## Problem to work on
From the first line of the data below through the line bearing "const colorLimits = [-1e-10, 1e-10];", reproduce each line exactly; do not include pictures.

## Provided material

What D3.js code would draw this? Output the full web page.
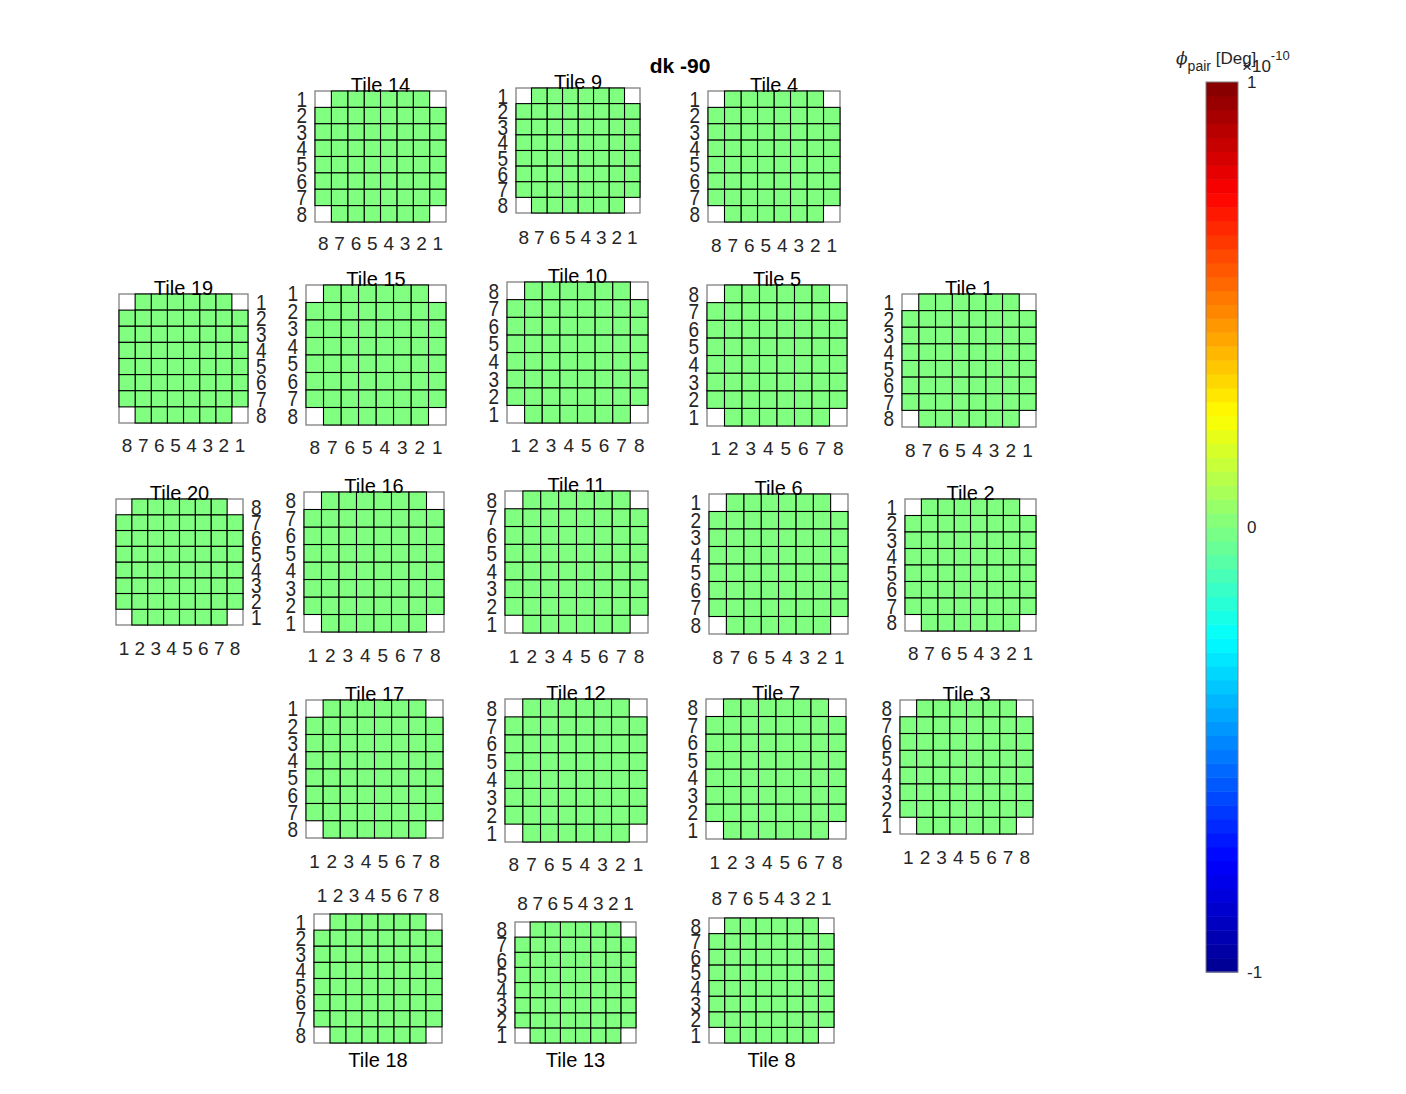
<!DOCTYPE html>
<html><head><meta charset="utf-8">
<script src="https://cdn.jsdelivr.net/npm/d3@7"></script>
<style>
body{margin:0;background:#fff}
text{font-family:"Liberation Sans",Arial,Helvetica,sans-serif}
</style>
</head><body>
<svg id="chart" width="1406" height="1094"></svg>
<script>
// ---------------- DATA ----------------
const figureTitle = "dk -90";
const tileIds = [14, 9, 4, 19, 15, 10, 5, 1, 20, 16, 11, 6, 2, 17, 12, 7, 3, 18, 13, 8];
// order of the row tick labels from top to bottom ("asc" = 1..8, "desc" = 8..1)
const tileRowOrder = ["asc","asc","asc","asc","asc","desc","desc","asc","desc","desc","desc","asc","asc","asc","desc","desc","desc","asc","desc","desc"];
// order of the column tick labels from left to right
const tileColOrder = ["desc","desc","desc","desc","desc","asc","asc","desc","asc","asc","asc","desc","desc","asc","desc","asc","asc","asc","desc","desc"];
const tickLabels = [1, 2, 3, 4, 5, 6, 7, 8];
// phi_pair [Deg] per detector pixel (row, column); corners have no detector
const phiPair = [
  [null, 0, 0, 0, 0, 0, 0, null],
  [0, 0, 0, 0, 0, 0, 0, 0],
  [0, 0, 0, 0, 0, 0, 0, 0],
  [0, 0, 0, 0, 0, 0, 0, 0],
  [0, 0, 0, 0, 0, 0, 0, 0],
  [0, 0, 0, 0, 0, 0, 0, 0],
  [0, 0, 0, 0, 0, 0, 0, 0],
  [null, 0, 0, 0, 0, 0, 0, null]
];
const colorbarTicks = [-1, 0, 1];
const colorbarExponent = -10;
const colorLimits = [-1e-10, 1e-10];

// ---------------- LAYOUT (positions only) ----------------
// [x0, x1, y0, y1, rowSide, colSide, colLabelOffset, titleSide]
const tileLayout = [
  [315, 446,  91, 222, "left",  "bottom", 21, "top"],
  [516, 640,  88, 213, "left",  "bottom", 24, "top"],
  [708, 840,  91, 222, "left",  "bottom", 23, "top"],
  [119, 248, 294, 423, "right", "bottom", 22, "top"],
  [306, 446, 285, 425, "left",  "bottom", 22, "top"],
  [507, 648, 282, 423, "left",  "bottom", 22, "top"],
  [707, 847, 285, 426, "left",  "bottom", 22, "top"],
  [902, 1036, 294, 427, "left", "bottom", 23, "top"],
  [116, 243, 499, 625, "right", "bottom", 23, "top"],
  [304, 444, 492, 632, "left",  "bottom", 23, "top"],
  [505, 648, 491, 633, "left",  "bottom", 23, "top"],
  [709, 848, 494, 634, "left",  "bottom", 23, "top"],
  [905, 1036, 499, 631, "left", "bottom", 22, "top"],
  [306, 443, 700, 838, "left",  "bottom", 23, "top"],
  [505, 647, 699, 842, "left",  "bottom", 22, "top"],
  [706, 846, 699, 839, "left",  "bottom", 23, "top"],
  [900, 1033, 700, 834, "left", "bottom", 23, "top"],
  [314, 442, 914, 1043, "left", "top", 19, "bottom"],
  [515, 636, 922, 1043, "left", "top", 19, "bottom"],
  [709, 834, 918, 1043, "left", "top", 20, "bottom"]
];
const cbar = {x0: 1206, x1: 1238, y0: 82, y1: 972};

// ---------------- DRAW ----------------
const svg = d3.select("#chart");
svg.append("rect").attr("width", 1406).attr("height", 1094).attr("fill", "#fff");

// jet colormap
const jet = d3.scaleLinear()
  .domain([-1, -0.75, -0.25, 0.25, 0.75, 1].map(v => v * colorLimits[1]))
  .range(["#00008f", "#0000ff", "#00ffff", "#ffff00", "#ff0000", "#800000"])
  .interpolate(d3.interpolateRgb)
  .clamp(true);

const tickColor = "#262626";
const tickFont = "19px";
const fam = '"Liberation Sans",Arial,sans-serif';

tileIds.forEach((id, i) => {
  const [x0, x1, y0, y1, rowSide, colSide, colOff, titleSide] = tileLayout[i];
  const rowDomain = tileRowOrder[i] === "asc" ? tickLabels.slice() : tickLabels.slice().reverse();
  const colDomain = tileColOrder[i] === "asc" ? tickLabels.slice() : tickLabels.slice().reverse();
  const y = d3.scaleBand().domain(rowDomain).range([y0, y1]);
  const x = d3.scaleBand().domain(colDomain).range([x0, x1]);
  const g = svg.append("g").attr("class", "tile");

  g.append("rect").attr("x", x0).attr("y", y0).attr("width", x1 - x0).attr("height", y1 - y0)
    .attr("fill", "#fff").attr("stroke", "#808080").attr("stroke-width", 1.3);

  const cells = [];
  phiPair.forEach((row, r) => row.forEach((v, c) => {
    if (v !== null) cells.push({row: r + 1, col: c + 1, v});
  }));
  g.selectAll("rect.cell").data(cells).join("rect").attr("class", "cell")
    .attr("x", d => x(d.col)).attr("y", d => y(d.row))
    .attr("width", x.bandwidth()).attr("height", y.bandwidth())
    .attr("fill", d => jet(d.v)).attr("stroke", "#000").attr("stroke-width", 1.1);

  // row axis
  const rowAxis = (rowSide === "left" ? d3.axisLeft(y) : d3.axisRight(y)).tickSize(0).tickPadding(8);
  const ra = g.append("g").attr("transform", `translate(${rowSide === "left" ? x0 : x1},0)`).call(rowAxis);
  ra.select(".domain").remove();
  ra.selectAll("text").attr("font-size", tickFont).attr("fill", tickColor).attr("font-family", fam)
    .attr("dy", "0.36em").attr("transform", "scale(1,1.13)");

  // column axis
  const colAxis = (colSide === "bottom" ? d3.axisBottom(x) : d3.axisTop(x)).tickSize(0).tickPadding(0);
  const cy = colSide === "bottom" ? y1 + colOff : y0 - colOff;
  const ca = g.append("g").attr("transform", `translate(0,${cy})`).call(colAxis);
  ca.select(".domain").remove();
  ca.selectAll("text").attr("y", 0).attr("dy", "0.36em").attr("font-size", tickFont).attr("fill", tickColor)
    .attr("font-family", fam);

  // title
  g.append("text").attr("x", (x0 + x1) / 2)
    .attr("y", titleSide === "top" ? y0 + 0.5 : y1 + 24)
    .attr("text-anchor", "middle").attr("font-size", "20px").attr("fill", "#000")
    .text("Tile " + id);
});

// figure title
svg.append("text").attr("x", 680).attr("y", 73).attr("text-anchor", "middle")
  .attr("font-size", "21px").attr("font-weight", "bold").attr("fill", "#000").text(figureTitle);

// colorbar
const cyS = d3.scaleLinear().domain([colorbarTicks[0], colorbarTicks[2]]).range([cbar.y1, cbar.y0]);
const nSteps = 64;
const steps = d3.range(nSteps);
svg.append("g").selectAll("rect").data(steps).join("rect")
  .attr("x", cbar.x0).attr("width", cbar.x1 - cbar.x0)
  .attr("y", d => cyS(-1 + (d + 1) * 2 / nSteps))
  .attr("height", d => cyS(-1 + d * 2 / nSteps) - cyS(-1 + (d + 1) * 2 / nSteps) + 0.5)
  .attr("fill", d => jet((-1 + (d + 0.5) * 2 / nSteps) * colorLimits[1]));
svg.append("rect").attr("x", cbar.x0).attr("y", cbar.y0).attr("width", cbar.x1 - cbar.x0)
  .attr("height", cbar.y1 - cbar.y0).attr("fill", "none").attr("stroke", "#808080").attr("stroke-width", 1);
const cAxis = d3.axisRight(cyS).tickValues(colorbarTicks).tickSize(0).tickPadding(9).tickFormat(d => String(d));
const cag = svg.append("g").attr("transform", `translate(${cbar.x1},0)`).call(cAxis);
cag.select(".domain").remove();
cag.selectAll("text").attr("font-size", "17px").attr("fill", tickColor).attr("font-family", fam);

// colorbar label
const lab = svg.append("text").attr("x", 1176).attr("y", 64).attr("font-size", "17px").attr("fill", tickColor);
lab.append("tspan").attr("font-style", "italic").attr("font-family", '"DejaVu Serif",serif').text("ϕ");
lab.append("tspan").attr("font-size", "14px").attr("dy", 7).text("pair");
lab.append("tspan").attr("dy", -7).text(" [Deg]");
const ex = svg.append("text").attr("x", 1242).attr("y", 72).attr("font-size", "17px").attr("fill", tickColor);
ex.append("tspan").text("×10");
ex.append("tspan").attr("font-size", "13px").attr("dy", -12).text(String(colorbarExponent));
</script>
</body></html>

## Exercise solution
What D3.js code would draw this? Output the full web page.
<!DOCTYPE html>
<html><head><meta charset="utf-8">
<script src="https://cdn.jsdelivr.net/npm/d3@7"></script>
<style>
body{margin:0;background:#fff}
text{font-family:"Liberation Sans",Arial,Helvetica,sans-serif}
</style>
</head><body>
<svg id="chart" width="1406" height="1094"></svg>
<script>
// ---------------- DATA ----------------
const figureTitle = "dk -90";
const tileIds = [14, 9, 4, 19, 15, 10, 5, 1, 20, 16, 11, 6, 2, 17, 12, 7, 3, 18, 13, 8];
// order of the row tick labels from top to bottom ("asc" = 1..8, "desc" = 8..1)
const tileRowOrder = ["asc","asc","asc","asc","asc","desc","desc","asc","desc","desc","desc","asc","asc","asc","desc","desc","desc","asc","desc","desc"];
// order of the column tick labels from left to right
const tileColOrder = ["desc","desc","desc","desc","desc","asc","asc","desc","asc","asc","asc","desc","desc","asc","desc","asc","asc","asc","desc","desc"];
const tickLabels = [1, 2, 3, 4, 5, 6, 7, 8];
// phi_pair [Deg] per detector pixel (row, column); corners have no detector
const phiPair = [
  [null, 0, 0, 0, 0, 0, 0, null],
  [0, 0, 0, 0, 0, 0, 0, 0],
  [0, 0, 0, 0, 0, 0, 0, 0],
  [0, 0, 0, 0, 0, 0, 0, 0],
  [0, 0, 0, 0, 0, 0, 0, 0],
  [0, 0, 0, 0, 0, 0, 0, 0],
  [0, 0, 0, 0, 0, 0, 0, 0],
  [null, 0, 0, 0, 0, 0, 0, null]
];
const colorbarTicks = [-1, 0, 1];
const colorbarExponent = -10;
const colorLimits = [-1e-10, 1e-10];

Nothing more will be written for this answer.